[lldb-dev] [RFC] Segmented Address Space Support in LLDB

Mon Nov 2 07:54:31 PST 2020

On 22/10/2020 10:25, Jason Molenda wrote:
> Hi Greg, Pavel.
> 
> I think it's worth saying that this is very early in this project.  We know we're going to need the ability to track segments on addresses, but honestly a lot of the finer details aren't clear yet.  It's such a fundamental change that we wanted to start a discussion, even though I know it's hard to have detailed discussions still.
> 
> In the envisioned environment, there will be a default segment, and most addresses will be in the default segment.  DWARF, user input (lldb cmdline), SB API, and clang expressions are going to be the places where segments are specified --- Dump methods and ProcessGDBRemote will be the main place where the segments are displayed/used.  There will be modifications to the memory read/write gdb RSP packets to include these.
> 
> This early in the project, it's hard to tell what will be upstreamed to the llvm.org monorepo, or when.  My personal opinion is that we don't actually want to add segment support to llvm.org lldb at this point.  We'd be initializing every address object with LLDB_INVALID_SEGMENT or LLDB_DEFAULT_SEGMENT, and then testing that each object is initialized this way?  I don't see this actually being useful.
> 
> However, changing lldb's target addresses to be strictly handled in terms of objects will allow us to add a segment discriminator ivar to Address and ProcessAddress on our local branch while this is in development, and minimize the places where we're diverging from the llvm.org sources.  We'll need to have local modifications at the places where a segment is input (DWARF, cmdline, SB API, compiler type) or output (Dump, ProcesssGDBRemote) and, hopefully, the vast majority of lldb can be unmodified.
> 
> The proposal was written in terms of what we need to accomplish based on our current understanding for this project, but I think there will be a lot of details figured out as we get more concrete experience of how this all works.  And when it's appropriate to upstream to llvm.org, we'll be better prepared to discuss the tradeoffs of the approaches we took in extending Address/ProcessAddress to incorporate a segment.
> 
> My hope is that these generic OO'ification of target addresses will not change lldb beyond moving off of addr_t for now.
I think that wrapping addr_t inside a class would be a nice change, even 
without the subsequent segmentification -- I'm hoping that this would 
add some type safety to the way we work with addresses (as we have 
various kinds of addresses that are all just plain ints).
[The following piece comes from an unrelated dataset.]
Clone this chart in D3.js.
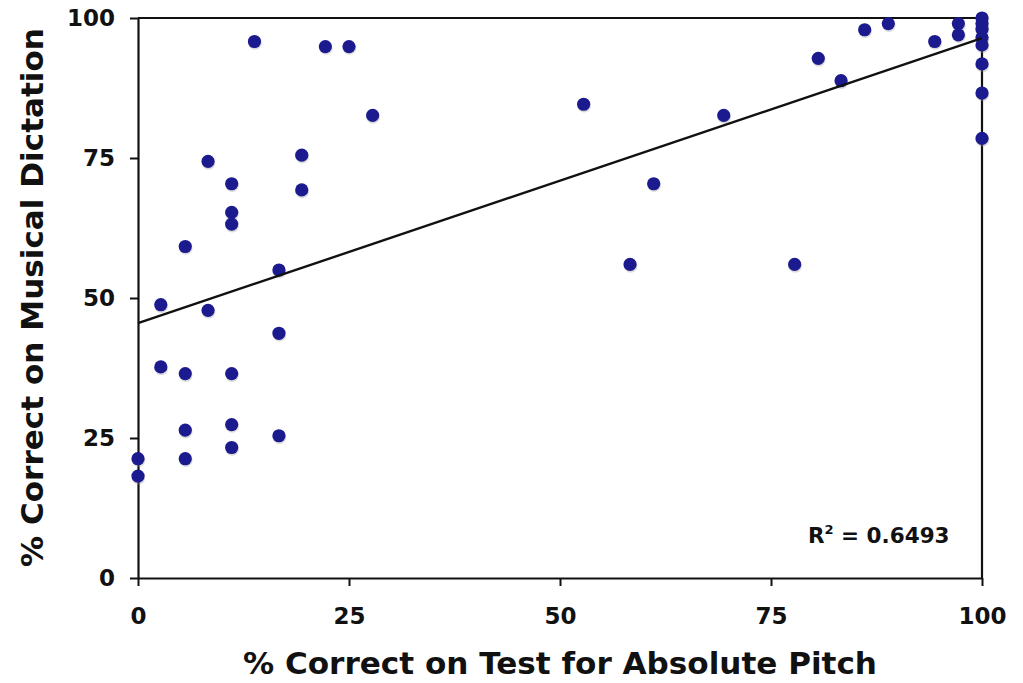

I'd like to 
see a concrete proposal for this class's interface though. (And I still 
remain mildly sceptical about automating this transition.)

> To be honest, we haven't thought about the UI side of this very much yet.  I think there will be ABI or ArchSpec style information that maps segment numbers to human-understandable names.

The details of this are pretty interesting for the Wasm use case, as it 
does not have a fixed number of segments/address spaces -- every module 
gets its own address space. I suppose the Wasm ArchSpec could just say 
it has UINT32_MAX address spaces, and then the dynamic loader would just 
assign modules into address spaces based on some key.

The interesting aspect here would be that the DWARF does *not* contain 
address space information here (as it's all in the same address space), 
so there may need to be a way for it to say "I don't actually know my 
address space -- I'll go whereever the dynamic loader puts me".

Still pretty early to determine that, but I'm mentioning this as it is 
the last use case of someone needing address space support in lldb (even 
though it's a slightly stranger form of address spaces).

pl